Other Scottish Country Dances for this Day
Today's Musings, History & Folklore
“I don’t believe in astrology; I’m a Sagittarius and we’re skeptical.”
~ Arthur C. Clarke
Having trouble with your dance diagrams? Skeptical that you might have the wrong program? No worries! Just Dance! Though the world may be uncertain, it is good to know a Petronella can come in handy as a default move, at least on the dance floor.
Would you classify yourself as a Scottish Country Dancer who adheres to the philosophy of skepticism - the practice of questioning whether claims are supported by empirical research and have reproducibility, as part of a methodological norm for scientific inquiry? Well, you're in good company. The oldest skeptical society, "Association Against Quackery" is a Dutch organization founded in 1881. The word "quack," in the sense of a medical impostor, is a shortening of the old Dutch quacksalver (spelled kwakzalver in the modern Dutch), which originally meant a person who cures with home remedies, and then came to mean one using false cures or knowledge. Though the world may be uncertain, it is good to know a Petronella can come in handy as a default move, at least on the dance floor.

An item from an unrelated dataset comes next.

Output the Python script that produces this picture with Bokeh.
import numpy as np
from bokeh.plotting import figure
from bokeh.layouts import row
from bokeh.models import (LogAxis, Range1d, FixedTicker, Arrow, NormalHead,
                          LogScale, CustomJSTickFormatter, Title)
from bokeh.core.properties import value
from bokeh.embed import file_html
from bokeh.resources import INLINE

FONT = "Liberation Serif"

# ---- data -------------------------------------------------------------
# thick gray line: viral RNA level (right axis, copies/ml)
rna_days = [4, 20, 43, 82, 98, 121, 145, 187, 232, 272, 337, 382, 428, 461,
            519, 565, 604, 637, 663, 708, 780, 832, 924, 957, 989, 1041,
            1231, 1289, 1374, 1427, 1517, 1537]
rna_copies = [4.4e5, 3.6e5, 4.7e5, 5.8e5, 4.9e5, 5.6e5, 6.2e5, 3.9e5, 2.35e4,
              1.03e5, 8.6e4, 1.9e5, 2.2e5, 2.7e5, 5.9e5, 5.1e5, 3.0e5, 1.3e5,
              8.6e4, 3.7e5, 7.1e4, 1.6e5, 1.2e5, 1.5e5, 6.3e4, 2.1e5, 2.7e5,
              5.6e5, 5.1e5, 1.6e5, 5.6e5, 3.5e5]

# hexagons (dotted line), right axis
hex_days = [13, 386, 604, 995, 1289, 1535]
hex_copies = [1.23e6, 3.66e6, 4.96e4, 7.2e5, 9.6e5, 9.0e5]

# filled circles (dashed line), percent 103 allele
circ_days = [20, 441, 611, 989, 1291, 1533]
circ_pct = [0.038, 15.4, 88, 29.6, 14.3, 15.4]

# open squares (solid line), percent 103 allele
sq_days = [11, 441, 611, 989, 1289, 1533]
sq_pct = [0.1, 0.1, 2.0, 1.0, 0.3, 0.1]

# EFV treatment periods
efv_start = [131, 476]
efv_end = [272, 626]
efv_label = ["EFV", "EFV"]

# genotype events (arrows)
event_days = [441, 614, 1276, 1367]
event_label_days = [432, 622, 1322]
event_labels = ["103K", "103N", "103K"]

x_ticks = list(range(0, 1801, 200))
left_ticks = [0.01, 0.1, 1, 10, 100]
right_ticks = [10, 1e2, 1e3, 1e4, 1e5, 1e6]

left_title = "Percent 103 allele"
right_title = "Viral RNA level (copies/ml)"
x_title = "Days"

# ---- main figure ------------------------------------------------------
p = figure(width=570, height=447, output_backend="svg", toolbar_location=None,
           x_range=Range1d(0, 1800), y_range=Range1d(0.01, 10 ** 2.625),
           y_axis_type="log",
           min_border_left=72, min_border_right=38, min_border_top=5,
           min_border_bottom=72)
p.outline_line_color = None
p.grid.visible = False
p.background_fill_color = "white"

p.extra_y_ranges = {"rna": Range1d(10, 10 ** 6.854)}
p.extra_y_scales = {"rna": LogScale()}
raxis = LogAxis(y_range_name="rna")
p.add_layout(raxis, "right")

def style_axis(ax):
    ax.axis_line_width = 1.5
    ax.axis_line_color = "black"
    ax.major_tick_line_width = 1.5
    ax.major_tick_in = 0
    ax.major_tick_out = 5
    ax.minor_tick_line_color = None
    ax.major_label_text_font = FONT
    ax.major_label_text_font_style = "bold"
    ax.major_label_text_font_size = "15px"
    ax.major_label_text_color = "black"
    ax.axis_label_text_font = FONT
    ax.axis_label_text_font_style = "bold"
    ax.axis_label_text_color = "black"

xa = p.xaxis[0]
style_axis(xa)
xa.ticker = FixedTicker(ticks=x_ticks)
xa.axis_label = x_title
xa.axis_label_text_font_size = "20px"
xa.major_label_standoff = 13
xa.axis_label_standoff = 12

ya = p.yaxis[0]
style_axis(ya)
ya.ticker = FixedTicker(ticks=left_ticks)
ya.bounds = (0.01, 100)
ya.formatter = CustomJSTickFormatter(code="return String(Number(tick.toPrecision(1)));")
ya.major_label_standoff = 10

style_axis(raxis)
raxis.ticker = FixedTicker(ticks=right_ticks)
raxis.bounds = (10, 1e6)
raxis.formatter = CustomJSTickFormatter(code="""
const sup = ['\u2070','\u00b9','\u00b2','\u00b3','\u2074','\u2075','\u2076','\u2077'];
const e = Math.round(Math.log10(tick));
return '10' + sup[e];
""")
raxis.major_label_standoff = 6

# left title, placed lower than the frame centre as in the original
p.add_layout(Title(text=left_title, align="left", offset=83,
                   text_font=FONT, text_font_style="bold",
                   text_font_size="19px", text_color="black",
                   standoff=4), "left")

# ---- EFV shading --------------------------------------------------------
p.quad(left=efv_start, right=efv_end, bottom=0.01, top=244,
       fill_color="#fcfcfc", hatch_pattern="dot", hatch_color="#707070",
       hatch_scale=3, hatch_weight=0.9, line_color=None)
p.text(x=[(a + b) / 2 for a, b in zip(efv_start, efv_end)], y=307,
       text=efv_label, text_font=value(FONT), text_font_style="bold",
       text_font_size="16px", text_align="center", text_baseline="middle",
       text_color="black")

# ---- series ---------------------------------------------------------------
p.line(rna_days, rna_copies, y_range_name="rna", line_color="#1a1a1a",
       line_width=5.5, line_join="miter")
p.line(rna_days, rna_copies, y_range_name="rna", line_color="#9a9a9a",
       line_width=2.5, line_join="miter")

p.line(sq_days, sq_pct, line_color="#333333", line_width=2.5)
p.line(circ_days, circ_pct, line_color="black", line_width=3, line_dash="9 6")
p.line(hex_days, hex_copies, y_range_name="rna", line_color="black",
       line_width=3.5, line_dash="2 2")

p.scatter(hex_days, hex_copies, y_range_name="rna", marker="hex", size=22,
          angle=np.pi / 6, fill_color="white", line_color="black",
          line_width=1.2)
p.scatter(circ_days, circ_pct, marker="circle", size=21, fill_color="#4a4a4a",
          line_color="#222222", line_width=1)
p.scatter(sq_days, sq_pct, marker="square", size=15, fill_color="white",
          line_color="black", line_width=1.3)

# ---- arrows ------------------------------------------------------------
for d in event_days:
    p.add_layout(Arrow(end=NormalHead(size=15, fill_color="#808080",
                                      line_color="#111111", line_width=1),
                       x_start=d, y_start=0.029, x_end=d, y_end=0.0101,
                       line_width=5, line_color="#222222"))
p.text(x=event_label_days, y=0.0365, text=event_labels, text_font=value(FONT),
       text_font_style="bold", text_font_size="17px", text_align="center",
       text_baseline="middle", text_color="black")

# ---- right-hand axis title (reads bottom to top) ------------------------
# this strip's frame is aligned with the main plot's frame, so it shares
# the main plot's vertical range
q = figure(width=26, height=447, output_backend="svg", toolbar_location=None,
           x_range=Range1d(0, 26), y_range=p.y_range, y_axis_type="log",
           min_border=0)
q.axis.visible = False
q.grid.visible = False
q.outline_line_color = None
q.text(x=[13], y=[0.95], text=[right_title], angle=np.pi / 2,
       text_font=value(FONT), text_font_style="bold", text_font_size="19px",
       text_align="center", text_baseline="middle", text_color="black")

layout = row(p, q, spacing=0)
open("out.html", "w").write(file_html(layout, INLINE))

When in Doubt, Dance Petronella
In ordinary usage, skepticism (US) or scepticism (UK) from the Greek skeptomai, to think, to look about, to consider, refers to an attitude of doubt or a disposition to incredulity either in general or toward a particular object; or the doctrine that true knowledge or some particular knowledge is uncertain.
Skepticism is not a single position but covers a range of different positions. In the ancient world there were two main skeptical traditions. Academic skepticism took the dogmatic position that knowledge was not possible; Pyrrhonian skeptics refused to take a dogmatic position on any issue—including skepticism. Radical skepticism ends in the paradoxical claim that one cannot know anything—including that one cannot know about knowing anything.

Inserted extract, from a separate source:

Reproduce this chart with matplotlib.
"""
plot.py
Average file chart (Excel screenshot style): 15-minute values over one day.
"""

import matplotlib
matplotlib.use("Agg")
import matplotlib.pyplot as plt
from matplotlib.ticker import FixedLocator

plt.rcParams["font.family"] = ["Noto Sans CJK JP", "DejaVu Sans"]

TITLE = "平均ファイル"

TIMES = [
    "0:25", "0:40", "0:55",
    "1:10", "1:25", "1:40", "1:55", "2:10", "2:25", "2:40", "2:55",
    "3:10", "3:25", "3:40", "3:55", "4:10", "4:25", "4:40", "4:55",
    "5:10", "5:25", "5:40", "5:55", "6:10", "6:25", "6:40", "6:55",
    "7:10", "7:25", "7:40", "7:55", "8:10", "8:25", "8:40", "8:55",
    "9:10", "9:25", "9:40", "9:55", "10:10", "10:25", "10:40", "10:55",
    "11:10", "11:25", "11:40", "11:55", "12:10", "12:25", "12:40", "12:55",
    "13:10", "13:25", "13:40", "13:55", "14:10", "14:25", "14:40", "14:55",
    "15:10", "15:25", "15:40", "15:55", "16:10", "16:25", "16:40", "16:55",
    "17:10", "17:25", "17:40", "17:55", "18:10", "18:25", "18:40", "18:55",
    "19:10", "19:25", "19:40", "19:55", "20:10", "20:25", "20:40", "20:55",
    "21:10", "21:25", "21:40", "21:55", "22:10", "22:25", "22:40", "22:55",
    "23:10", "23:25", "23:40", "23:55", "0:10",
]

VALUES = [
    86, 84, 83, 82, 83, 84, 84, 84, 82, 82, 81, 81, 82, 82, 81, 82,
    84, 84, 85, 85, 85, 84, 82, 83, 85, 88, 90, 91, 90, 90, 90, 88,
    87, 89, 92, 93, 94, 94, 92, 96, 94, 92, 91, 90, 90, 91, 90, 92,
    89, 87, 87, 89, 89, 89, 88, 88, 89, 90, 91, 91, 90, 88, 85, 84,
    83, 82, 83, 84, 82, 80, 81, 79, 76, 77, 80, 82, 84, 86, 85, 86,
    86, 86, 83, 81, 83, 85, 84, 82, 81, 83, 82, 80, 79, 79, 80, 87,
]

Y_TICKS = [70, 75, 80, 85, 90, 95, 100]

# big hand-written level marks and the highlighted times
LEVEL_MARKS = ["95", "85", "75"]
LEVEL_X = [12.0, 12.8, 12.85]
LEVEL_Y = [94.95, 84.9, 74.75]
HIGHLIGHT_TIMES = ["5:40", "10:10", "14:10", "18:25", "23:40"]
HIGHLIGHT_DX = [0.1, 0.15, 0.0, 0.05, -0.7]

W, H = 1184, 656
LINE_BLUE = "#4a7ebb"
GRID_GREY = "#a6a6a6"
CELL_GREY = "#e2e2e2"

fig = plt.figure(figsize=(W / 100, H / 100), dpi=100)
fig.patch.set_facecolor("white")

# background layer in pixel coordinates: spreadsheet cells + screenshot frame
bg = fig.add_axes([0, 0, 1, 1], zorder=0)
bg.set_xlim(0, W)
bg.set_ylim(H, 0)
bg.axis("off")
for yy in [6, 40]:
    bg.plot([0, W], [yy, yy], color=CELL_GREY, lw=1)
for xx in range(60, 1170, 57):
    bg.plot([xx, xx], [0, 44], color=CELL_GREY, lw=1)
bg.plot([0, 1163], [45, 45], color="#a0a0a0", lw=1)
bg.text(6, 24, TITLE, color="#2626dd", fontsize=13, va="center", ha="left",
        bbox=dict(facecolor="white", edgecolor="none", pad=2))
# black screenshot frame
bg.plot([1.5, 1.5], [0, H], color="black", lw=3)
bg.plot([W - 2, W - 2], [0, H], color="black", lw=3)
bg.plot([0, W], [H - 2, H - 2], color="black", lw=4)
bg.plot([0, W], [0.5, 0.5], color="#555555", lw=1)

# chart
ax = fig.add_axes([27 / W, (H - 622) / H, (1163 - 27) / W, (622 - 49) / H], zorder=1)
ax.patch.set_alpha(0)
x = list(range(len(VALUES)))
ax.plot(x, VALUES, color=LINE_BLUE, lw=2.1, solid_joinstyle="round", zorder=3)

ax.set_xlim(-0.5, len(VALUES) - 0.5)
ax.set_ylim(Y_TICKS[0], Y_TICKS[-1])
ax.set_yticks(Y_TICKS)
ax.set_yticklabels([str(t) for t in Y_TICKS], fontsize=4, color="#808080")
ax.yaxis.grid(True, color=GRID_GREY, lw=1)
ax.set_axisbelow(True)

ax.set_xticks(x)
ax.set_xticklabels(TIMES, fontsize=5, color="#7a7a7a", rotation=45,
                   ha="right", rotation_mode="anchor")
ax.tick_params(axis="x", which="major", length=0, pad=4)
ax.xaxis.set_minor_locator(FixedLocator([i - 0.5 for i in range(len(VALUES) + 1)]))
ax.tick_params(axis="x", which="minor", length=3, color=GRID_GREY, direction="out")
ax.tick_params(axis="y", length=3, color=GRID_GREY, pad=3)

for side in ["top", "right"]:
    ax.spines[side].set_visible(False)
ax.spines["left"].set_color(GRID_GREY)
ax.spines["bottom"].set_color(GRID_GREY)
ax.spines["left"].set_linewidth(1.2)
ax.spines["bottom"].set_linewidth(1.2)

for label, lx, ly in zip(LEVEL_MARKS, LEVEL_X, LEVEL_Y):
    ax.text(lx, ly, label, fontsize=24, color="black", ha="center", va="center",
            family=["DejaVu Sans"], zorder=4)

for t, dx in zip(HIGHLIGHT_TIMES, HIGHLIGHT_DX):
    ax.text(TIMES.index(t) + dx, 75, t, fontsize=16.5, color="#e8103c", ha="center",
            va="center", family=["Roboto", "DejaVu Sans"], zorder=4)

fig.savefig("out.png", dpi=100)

Scientific or rational skepticism involves the application of skeptical philosophy, critical-thinking skills, and knowledge of scienceand its methods to empirical claims, while remaining agnostic or neutral to non-empirical claims (except those that directly impact the practice of science).
There is even the concept of pseudoskepticism (or pseudoscepticism) is a philosophical or scientific position which appears to be that of skepticism or scientific skepticism but which in reality fails to be so.
It is good to know that when all else is uncertain, a petronella will suffice for the moment.